• EXERCISE DETAILS:
Return the listing below verbatim. Pictures do not belong in the copy.

• SUPPLIED INFORMATION:

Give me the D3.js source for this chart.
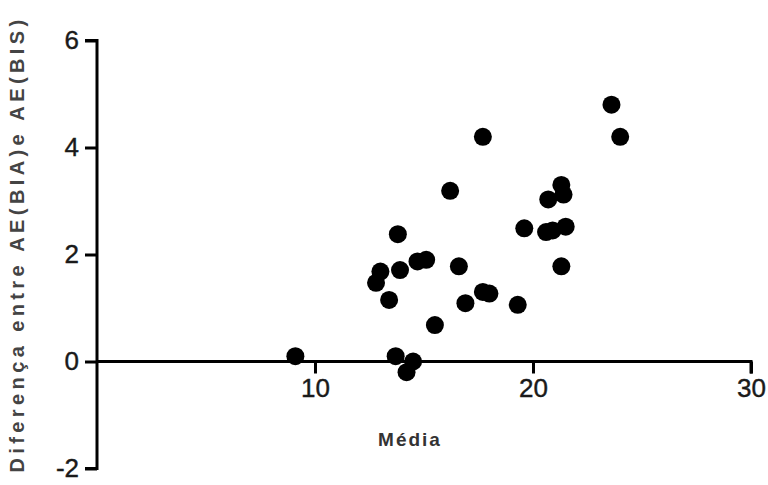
<!DOCTYPE html>
<html>
<head>
<meta charset="utf-8">
<script src="https://cdn.jsdelivr.net/npm/d3@7"></script>
<style>
  body { margin: 0; background: #fff; }
  text { font-family: "Liberation Sans", Arial, sans-serif; }
</style>
</head>
<body>
<script>
// values
var mediaValues = [9.1, 13.0, 12.8, 13.4, 13.9, 13.7, 14.2, 14.5, 14.7, 15.1, 13.8, 15.5, 16.2, 16.6, 16.9,
  17.7, 18.0, 17.7, 19.3, 19.6, 20.6, 20.9, 21.5, 21.3, 20.7, 21.3, 21.4, 23.6, 24.0];
var diffValues = [0.1, 1.68, 1.47, 1.15, 1.71, 0.1, -0.2, 0.0, 1.87, 1.9, 2.38, 0.68, 3.19, 1.78, 1.09,
  1.3, 1.27, 4.2, 1.06, 2.49, 2.42, 2.45, 2.52, 1.78, 3.03, 3.3, 3.12, 4.8, 4.2];
var xTicks = [10, 20, 30];
var yTicks = [-2, 0, 2, 4, 6];

var width = 768,
    height = 485;

var x = d3.scaleLinear().domain([0, 30]).range([97, 751]);
var y = d3.scaleLinear().domain([-2, 6]).range([468.5, 40.5]);

var svg = d3.select("body").append("svg")
    .attr("width", width)
    .attr("height", height);

// y axis at x = 0
var yAxis = svg.append("g")
    .attr("transform", "translate(" + x(0) + ",0)")
    .call(d3.axisLeft(y).tickValues(yTicks).tickSize(12).tickPadding(6).tickFormat(function(d) { return String(d); }));

// x axis at y = 0
var xAxis = svg.append("g")
    .attr("transform", "translate(0," + y(0) + ")")
    .call(d3.axisBottom(x).tickValues(xTicks).tickSize(12).tickPadding(5).tickSizeOuter(0));

[yAxis, xAxis].forEach(function(g) {
  g.select(".domain").attr("stroke", "#000").attr("stroke-width", 3);
  g.selectAll(".tick line").attr("stroke", "#000").attr("stroke-width", 3);
  g.selectAll(".tick text").attr("fill", "#1a1a1a").style("font-size", "26px")
    .attr("stroke", "#1a1a1a").attr("stroke-width", 0.4);
});
yAxis.select(".domain").attr("d", "M-12," + y(6) + "H0V" + y(-2) + "H-12");
xAxis.select(".domain").attr("d", "M0,0H" + (x(30) - x(0)) + "V12").attr("transform", "translate(" + x(0) + ",0)");

svg.append("g")
  .selectAll("circle")
  .data(mediaValues)
  .enter().append("circle")
    .attr("cx", function(d) { return x(d); })
    .attr("cy", function(d, i) { return y(diffValues[i]); })
    .attr("r", 9)
    .attr("fill", "#000");

svg.append("text")
    .attr("x", 410)
    .attr("y", 446)
    .attr("text-anchor", "middle")
    .attr("fill", "#333")
    .style("font-size", "19px")
    .style("font-weight", "bold")
    .style("letter-spacing", "2px")
    .text("Média");

svg.append("text")
    .attr("transform", "translate(24,244) rotate(-90)")
    .attr("text-anchor", "middle")
    .attr("fill", "#444")
    .style("font-size", "20px")
    .style("font-weight", "bold")
    .style("letter-spacing", "4.4px")
    .text("Diferença entre AE(BIA)e AE(BIS)");
</script>
</body>
</html>
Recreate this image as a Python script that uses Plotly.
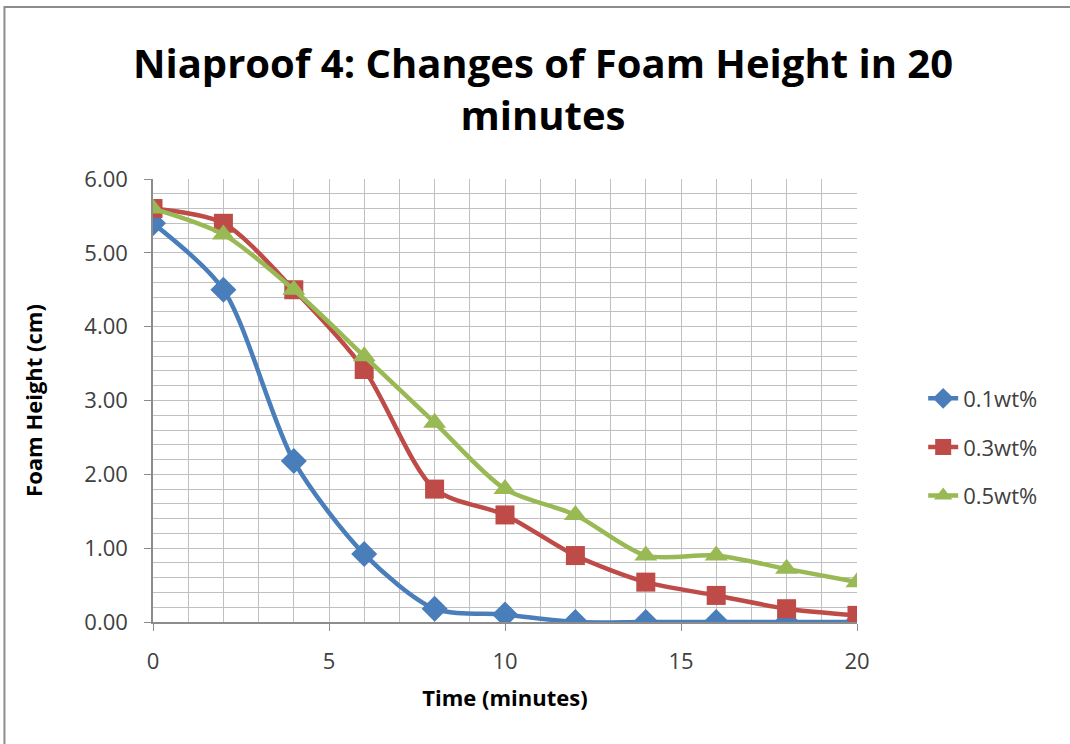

• TASK OUTPUT:
Give me the D3.js source for this chart.
<!DOCTYPE html>
<html>
<head>
<meta charset="utf-8">
<script src="https://cdn.jsdelivr.net/npm/d3@7"></script>
<style>
  body { margin: 0; background: #fff; }
  text { font-family: "Liberation Sans", Arial, sans-serif; }
</style>
</head>
<body>
<script>
// values
var mediaValues = [9.1, 13.0, 12.8, 13.4, 13.9, 13.7, 14.2, 14.5, 14.7, 15.1, 13.8, 15.5, 16.2, 16.6, 16.9,
  17.7, 18.0, 17.7, 19.3, 19.6, 20.6, 20.9, 21.5, 21.3, 20.7, 21.3, 21.4, 23.6, 24.0];
var diffValues = [0.1, 1.68, 1.47, 1.15, 1.71, 0.1, -0.2, 0.0, 1.87, 1.9, 2.38, 0.68, 3.19, 1.78, 1.09,
  1.3, 1.27, 4.2, 1.06, 2.49, 2.42, 2.45, 2.52, 1.78, 3.03, 3.3, 3.12, 4.8, 4.2];
var xTicks = [10, 20, 30];
var yTicks = [-2, 0, 2, 4, 6];

var width = 768,
    height = 485;

var x = d3.scaleLinear().domain([0, 30]).range([97, 751]);
var y = d3.scaleLinear().domain([-2, 6]).range([468.5, 40.5]);

var svg = d3.select("body").append("svg")
    .attr("width", width)
    .attr("height", height);

// y axis at x = 0
var yAxis = svg.append("g")
    .attr("transform", "translate(" + x(0) + ",0)")
    .call(d3.axisLeft(y).tickValues(yTicks).tickSize(12).tickPadding(6).tickFormat(function(d) { return String(d); }));

// x axis at y = 0
var xAxis = svg.append("g")
    .attr("transform", "translate(0," + y(0) + ")")
    .call(d3.axisBottom(x).tickValues(xTicks).tickSize(12).tickPadding(5).tickSizeOuter(0));

[yAxis, xAxis].forEach(function(g) {
  g.select(".domain").attr("stroke", "#000").attr("stroke-width", 3);
  g.selectAll(".tick line").attr("stroke", "#000").attr("stroke-width", 3);
  g.selectAll(".tick text").attr("fill", "#1a1a1a").style("font-size", "26px")
    .attr("stroke", "#1a1a1a").attr("stroke-width", 0.4);
});
yAxis.select(".domain").attr("d", "M-12," + y(6) + "H0V" + y(-2) + "H-12");
xAxis.select(".domain").attr("d", "M0,0H" + (x(30) - x(0)) + "V12").attr("transform", "translate(" + x(0) + ",0)");

svg.append("g")
  .selectAll("circle")
  .data(mediaValues)
  .enter().append("circle")
    .attr("cx", function(d) { return x(d); })
    .attr("cy", function(d, i) { return y(diffValues[i]); })
    .attr("r", 9)
    .attr("fill", "#000");

svg.append("text")
    .attr("x", 410)
    .attr("y", 446)
    .attr("text-anchor", "middle")
    .attr("fill", "#333")
    .style("font-size", "19px")
    .style("font-weight", "bold")
    .style("letter-spacing", "2px")
    .text("Média");

svg.append("text")
    .attr("transform", "translate(24,244) rotate(-90)")
    .attr("text-anchor", "middle")
    .attr("fill", "#444")
    .style("font-size", "20px")
    .style("font-weight", "bold")
    .style("letter-spacing", "4.4px")
    .text("Diferença entre AE(BIA)e AE(BIS)");
</script>
</body>
</html>
Recreate this image as a Python script that uses Plotly.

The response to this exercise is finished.